6. To support his argument, Cozmanoff quotes one of our prior decisions, in which we said: “In order for the privilege [against self-incrimination] to be fully realized, it is essential that no aspersions whatsoever be cast upon the accused for his failure to testify.” Hill v. State, 267 Ind. 480, 485, 371 N.E.2d 1303, 1306 (1978) (quoting Gross v. State, 261 Ind. 489, 491, 306 N.E.2d 371, 372 (1974)). Hill was a criminal case in which the defendant challenged his conviction for armed robbery by arguing, among other things, that the following jury instruction was improper: “In this case the defendant has not testified in his own behalf. It is your duty under our law not to comment upon, refer to, or in any manner consider this fact in making of any verdict you may return in this cause.” Id. at 484, 371 N.E.2d at 1305. We noted the federal courts at the time were split as to whether such an instruction constituted reversible error, so we relied upon our own precedent, Gross, and reversed the conviction. Id. at 484–85, 371 N.E.2d at 1305–07. Although Hill refers to both the federal and state protections against self-incrimination, it is unclear which underlies our holding. But because that holding was predicated upon Gross, which dealt solely with the federal Fifth Amendment, we conclude Hill was also a Fifth Amendment case rather than a Section 14 case. And Hill did not address “aspersions” outside the criminal context, so we do not find its reasoning particularly instructive here.
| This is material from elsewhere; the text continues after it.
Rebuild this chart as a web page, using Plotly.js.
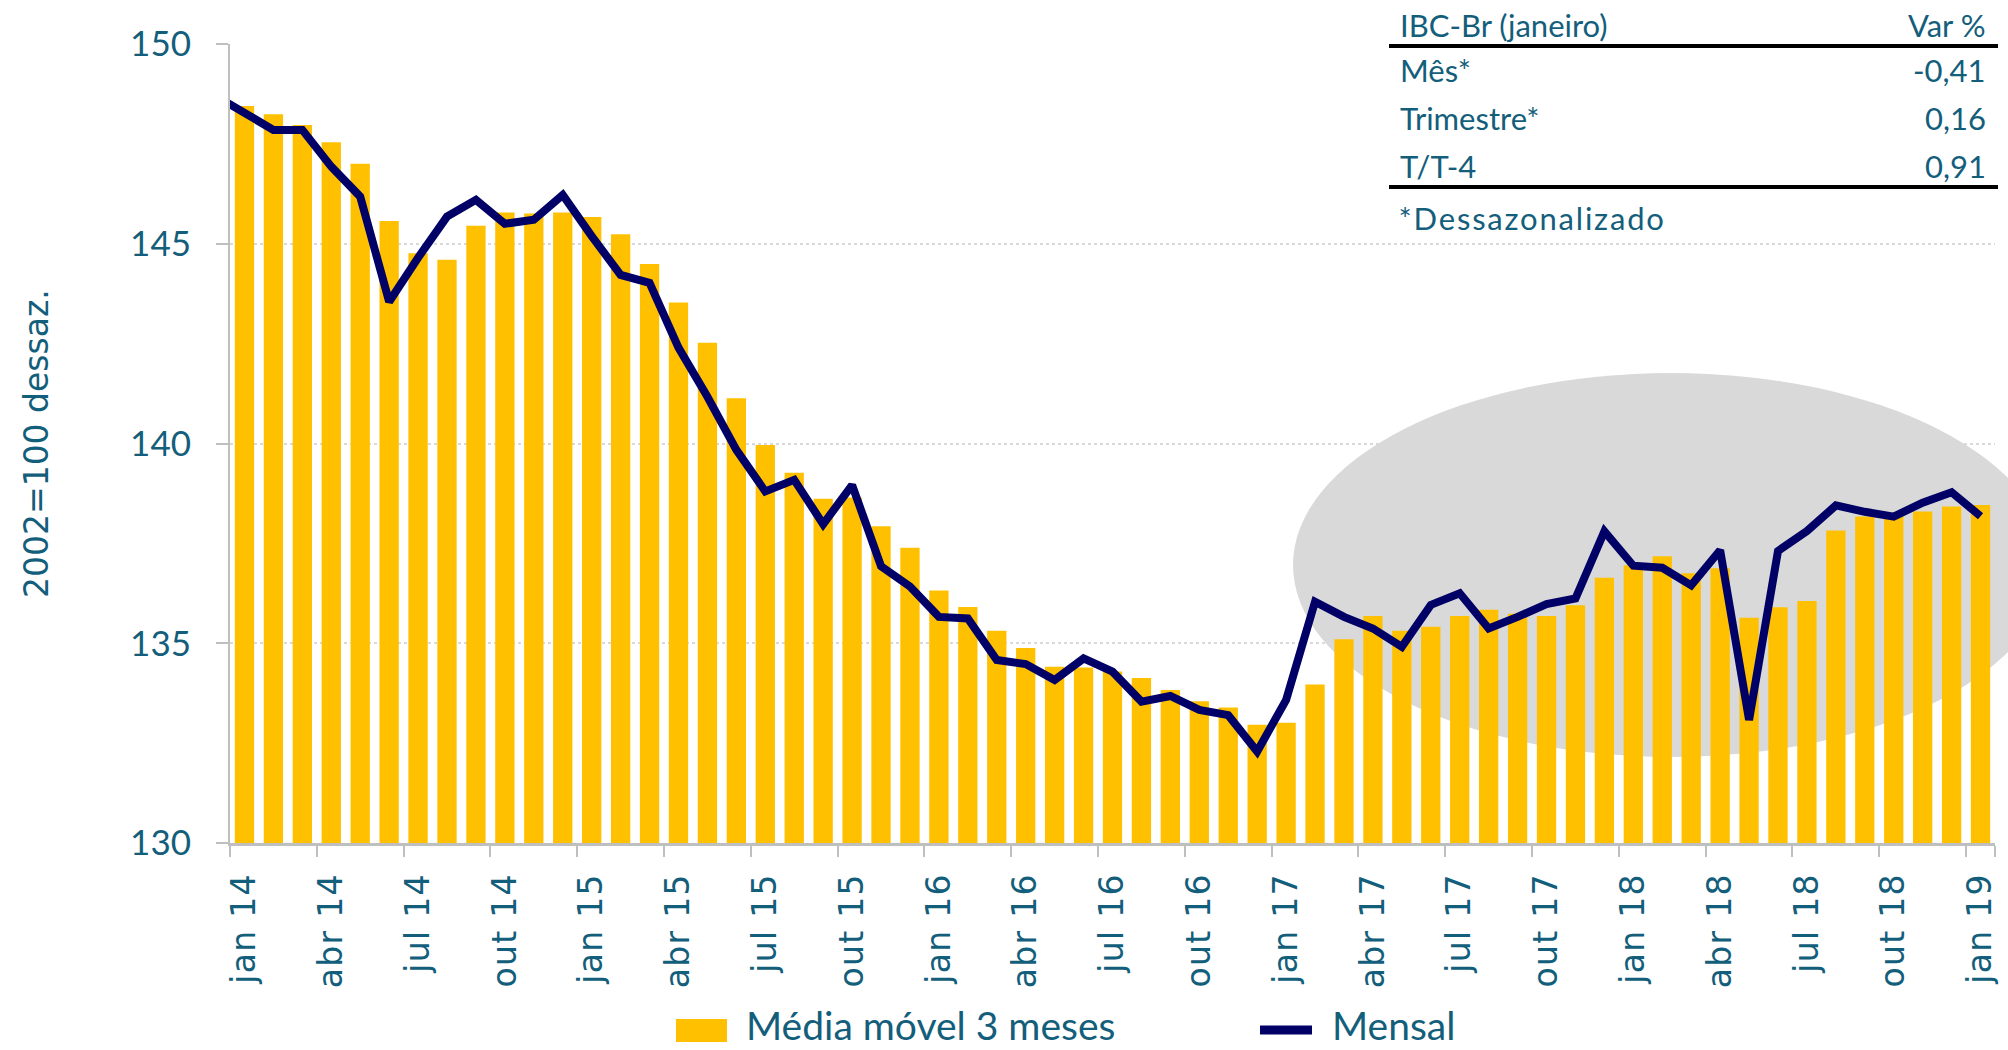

7. Cozmanoff urges us to adopt this rule, pointing out that although our federal colleagues have not done so under the Fifth Amendment, we may nonetheless do so under the Fifth Amendment or under Article 1, § 14 of our own Indiana Constitution. Hill, 267 Ind. at 485, 371 N.E.2d at 1305. We find such a broad holding unnecessary to resolve the issues before us today.
DICKSON, C.J., RUCKER, DAVID, and RUSH, JJ., concur.